------ PROVIDED MATERIAL
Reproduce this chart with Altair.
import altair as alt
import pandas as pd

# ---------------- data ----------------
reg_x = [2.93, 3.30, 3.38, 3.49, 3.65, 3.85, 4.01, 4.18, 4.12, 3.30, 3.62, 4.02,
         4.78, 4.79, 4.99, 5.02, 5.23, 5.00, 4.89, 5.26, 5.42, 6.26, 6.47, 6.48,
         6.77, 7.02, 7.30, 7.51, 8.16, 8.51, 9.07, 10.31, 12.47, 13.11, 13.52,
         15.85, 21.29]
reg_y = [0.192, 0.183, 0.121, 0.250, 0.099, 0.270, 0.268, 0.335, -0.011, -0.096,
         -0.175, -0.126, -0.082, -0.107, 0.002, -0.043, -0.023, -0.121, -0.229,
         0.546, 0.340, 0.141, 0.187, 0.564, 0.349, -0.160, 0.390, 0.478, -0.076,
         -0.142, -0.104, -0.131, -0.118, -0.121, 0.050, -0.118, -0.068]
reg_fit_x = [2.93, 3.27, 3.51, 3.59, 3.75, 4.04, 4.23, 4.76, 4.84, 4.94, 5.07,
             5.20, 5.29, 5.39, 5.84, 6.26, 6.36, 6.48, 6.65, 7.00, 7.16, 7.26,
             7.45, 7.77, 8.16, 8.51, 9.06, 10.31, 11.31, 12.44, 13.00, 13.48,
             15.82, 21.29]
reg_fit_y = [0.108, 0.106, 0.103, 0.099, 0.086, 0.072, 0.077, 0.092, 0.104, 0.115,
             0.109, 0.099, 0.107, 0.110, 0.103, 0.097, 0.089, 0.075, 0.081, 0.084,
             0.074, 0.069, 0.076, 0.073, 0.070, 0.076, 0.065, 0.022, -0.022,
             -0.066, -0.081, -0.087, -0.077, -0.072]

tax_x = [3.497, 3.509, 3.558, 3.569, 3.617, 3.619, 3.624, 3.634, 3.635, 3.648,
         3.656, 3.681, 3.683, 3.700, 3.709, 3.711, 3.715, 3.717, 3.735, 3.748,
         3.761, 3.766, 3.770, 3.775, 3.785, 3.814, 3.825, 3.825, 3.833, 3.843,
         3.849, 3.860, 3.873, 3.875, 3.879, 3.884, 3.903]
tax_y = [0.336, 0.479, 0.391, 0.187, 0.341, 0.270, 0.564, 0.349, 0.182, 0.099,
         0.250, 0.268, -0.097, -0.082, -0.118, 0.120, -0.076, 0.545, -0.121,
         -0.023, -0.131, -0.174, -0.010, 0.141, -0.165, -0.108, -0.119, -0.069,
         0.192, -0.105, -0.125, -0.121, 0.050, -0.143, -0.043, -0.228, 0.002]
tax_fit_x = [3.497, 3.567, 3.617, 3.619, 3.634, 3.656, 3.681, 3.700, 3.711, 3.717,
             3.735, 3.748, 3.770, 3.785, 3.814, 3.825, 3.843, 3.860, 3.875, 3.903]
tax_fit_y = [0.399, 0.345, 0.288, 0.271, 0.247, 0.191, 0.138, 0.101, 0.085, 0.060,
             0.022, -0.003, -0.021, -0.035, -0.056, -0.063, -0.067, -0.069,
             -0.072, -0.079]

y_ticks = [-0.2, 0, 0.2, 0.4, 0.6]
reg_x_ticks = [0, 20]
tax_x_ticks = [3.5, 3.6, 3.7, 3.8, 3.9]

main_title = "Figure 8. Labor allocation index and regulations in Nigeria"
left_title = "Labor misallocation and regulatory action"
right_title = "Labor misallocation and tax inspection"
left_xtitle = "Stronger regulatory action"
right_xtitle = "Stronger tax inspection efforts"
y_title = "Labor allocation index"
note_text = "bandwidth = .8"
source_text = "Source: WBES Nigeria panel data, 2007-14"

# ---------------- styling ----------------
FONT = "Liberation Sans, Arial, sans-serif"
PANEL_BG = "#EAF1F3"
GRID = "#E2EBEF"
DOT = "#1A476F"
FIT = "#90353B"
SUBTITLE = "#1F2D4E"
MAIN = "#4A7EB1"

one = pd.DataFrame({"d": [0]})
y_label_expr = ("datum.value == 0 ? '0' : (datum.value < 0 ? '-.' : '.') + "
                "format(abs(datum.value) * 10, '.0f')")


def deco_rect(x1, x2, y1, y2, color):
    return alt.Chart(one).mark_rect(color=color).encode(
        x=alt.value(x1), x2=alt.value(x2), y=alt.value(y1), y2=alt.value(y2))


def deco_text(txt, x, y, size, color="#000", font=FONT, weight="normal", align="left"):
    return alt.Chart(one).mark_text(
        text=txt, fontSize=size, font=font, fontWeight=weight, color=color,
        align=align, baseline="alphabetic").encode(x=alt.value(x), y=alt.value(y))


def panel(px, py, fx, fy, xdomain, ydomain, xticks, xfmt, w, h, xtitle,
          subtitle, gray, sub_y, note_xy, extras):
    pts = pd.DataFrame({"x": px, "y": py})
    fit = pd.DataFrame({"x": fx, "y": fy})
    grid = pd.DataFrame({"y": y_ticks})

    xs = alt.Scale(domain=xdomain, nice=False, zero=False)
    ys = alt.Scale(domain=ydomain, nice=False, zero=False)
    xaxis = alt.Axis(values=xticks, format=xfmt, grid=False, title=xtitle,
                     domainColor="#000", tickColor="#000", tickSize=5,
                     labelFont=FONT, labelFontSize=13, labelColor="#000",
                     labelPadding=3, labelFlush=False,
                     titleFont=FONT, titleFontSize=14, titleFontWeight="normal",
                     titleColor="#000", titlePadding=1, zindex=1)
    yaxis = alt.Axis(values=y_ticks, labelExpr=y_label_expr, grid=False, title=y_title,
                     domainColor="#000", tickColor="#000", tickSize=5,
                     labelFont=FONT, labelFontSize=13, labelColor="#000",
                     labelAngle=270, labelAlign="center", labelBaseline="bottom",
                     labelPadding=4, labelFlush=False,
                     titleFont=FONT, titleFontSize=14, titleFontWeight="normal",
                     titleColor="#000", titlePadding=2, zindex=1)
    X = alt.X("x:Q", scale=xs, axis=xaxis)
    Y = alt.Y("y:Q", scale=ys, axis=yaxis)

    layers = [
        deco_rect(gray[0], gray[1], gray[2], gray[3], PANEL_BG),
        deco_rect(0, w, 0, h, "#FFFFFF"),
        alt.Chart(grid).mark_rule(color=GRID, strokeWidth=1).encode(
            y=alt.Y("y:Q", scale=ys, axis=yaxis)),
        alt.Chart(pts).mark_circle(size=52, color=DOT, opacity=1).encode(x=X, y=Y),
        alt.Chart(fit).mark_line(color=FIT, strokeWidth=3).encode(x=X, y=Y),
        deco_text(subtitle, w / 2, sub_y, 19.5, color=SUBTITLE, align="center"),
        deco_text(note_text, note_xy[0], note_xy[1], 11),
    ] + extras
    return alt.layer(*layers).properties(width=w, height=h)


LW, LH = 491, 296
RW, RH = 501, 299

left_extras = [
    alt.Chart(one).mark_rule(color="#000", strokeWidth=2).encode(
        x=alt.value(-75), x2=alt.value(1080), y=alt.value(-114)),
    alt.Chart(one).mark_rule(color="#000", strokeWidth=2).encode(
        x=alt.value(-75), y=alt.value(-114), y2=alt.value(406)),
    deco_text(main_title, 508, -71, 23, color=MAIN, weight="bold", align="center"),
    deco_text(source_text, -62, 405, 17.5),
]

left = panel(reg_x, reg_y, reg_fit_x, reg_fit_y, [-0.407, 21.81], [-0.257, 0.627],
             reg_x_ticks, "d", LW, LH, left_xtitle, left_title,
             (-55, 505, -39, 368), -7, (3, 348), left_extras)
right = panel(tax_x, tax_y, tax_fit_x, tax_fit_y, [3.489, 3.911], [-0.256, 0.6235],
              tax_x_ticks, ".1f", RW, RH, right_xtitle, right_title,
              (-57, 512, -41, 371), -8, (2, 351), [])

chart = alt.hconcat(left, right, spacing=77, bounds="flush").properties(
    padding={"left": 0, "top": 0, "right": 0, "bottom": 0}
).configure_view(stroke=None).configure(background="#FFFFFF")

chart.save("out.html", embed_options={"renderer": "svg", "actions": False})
------------
> **TO DO**
Everything from the first line above up to and including the line that contains "-0.072, -0.079]" should be printed exactly; please print only that.

> **RESULT FOR THIS EXERCISE**
Reproduce this chart with Altair.
import altair as alt
import pandas as pd

# ---------------- data ----------------
reg_x = [2.93, 3.30, 3.38, 3.49, 3.65, 3.85, 4.01, 4.18, 4.12, 3.30, 3.62, 4.02,
         4.78, 4.79, 4.99, 5.02, 5.23, 5.00, 4.89, 5.26, 5.42, 6.26, 6.47, 6.48,
         6.77, 7.02, 7.30, 7.51, 8.16, 8.51, 9.07, 10.31, 12.47, 13.11, 13.52,
         15.85, 21.29]
reg_y = [0.192, 0.183, 0.121, 0.250, 0.099, 0.270, 0.268, 0.335, -0.011, -0.096,
         -0.175, -0.126, -0.082, -0.107, 0.002, -0.043, -0.023, -0.121, -0.229,
         0.546, 0.340, 0.141, 0.187, 0.564, 0.349, -0.160, 0.390, 0.478, -0.076,
         -0.142, -0.104, -0.131, -0.118, -0.121, 0.050, -0.118, -0.068]
reg_fit_x = [2.93, 3.27, 3.51, 3.59, 3.75, 4.04, 4.23, 4.76, 4.84, 4.94, 5.07,
             5.20, 5.29, 5.39, 5.84, 6.26, 6.36, 6.48, 6.65, 7.00, 7.16, 7.26,
             7.45, 7.77, 8.16, 8.51, 9.06, 10.31, 11.31, 12.44, 13.00, 13.48,
             15.82, 21.29]
reg_fit_y = [0.108, 0.106, 0.103, 0.099, 0.086, 0.072, 0.077, 0.092, 0.104, 0.115,
             0.109, 0.099, 0.107, 0.110, 0.103, 0.097, 0.089, 0.075, 0.081, 0.084,
             0.074, 0.069, 0.076, 0.073, 0.070, 0.076, 0.065, 0.022, -0.022,
             -0.066, -0.081, -0.087, -0.077, -0.072]

tax_x = [3.497, 3.509, 3.558, 3.569, 3.617, 3.619, 3.624, 3.634, 3.635, 3.648,
         3.656, 3.681, 3.683, 3.700, 3.709, 3.711, 3.715, 3.717, 3.735, 3.748,
         3.761, 3.766, 3.770, 3.775, 3.785, 3.814, 3.825, 3.825, 3.833, 3.843,
         3.849, 3.860, 3.873, 3.875, 3.879, 3.884, 3.903]
tax_y = [0.336, 0.479, 0.391, 0.187, 0.341, 0.270, 0.564, 0.349, 0.182, 0.099,
         0.250, 0.268, -0.097, -0.082, -0.118, 0.120, -0.076, 0.545, -0.121,
         -0.023, -0.131, -0.174, -0.010, 0.141, -0.165, -0.108, -0.119, -0.069,
         0.192, -0.105, -0.125, -0.121, 0.050, -0.143, -0.043, -0.228, 0.002]
tax_fit_x = [3.497, 3.567, 3.617, 3.619, 3.634, 3.656, 3.681, 3.700, 3.711, 3.717,
             3.735, 3.748, 3.770, 3.785, 3.814, 3.825, 3.843, 3.860, 3.875, 3.903]
tax_fit_y = [0.399, 0.345, 0.288, 0.271, 0.247, 0.191, 0.138, 0.101, 0.085, 0.060,
             0.022, -0.003, -0.021, -0.035, -0.056, -0.063, -0.067, -0.069,
             -0.072, -0.079]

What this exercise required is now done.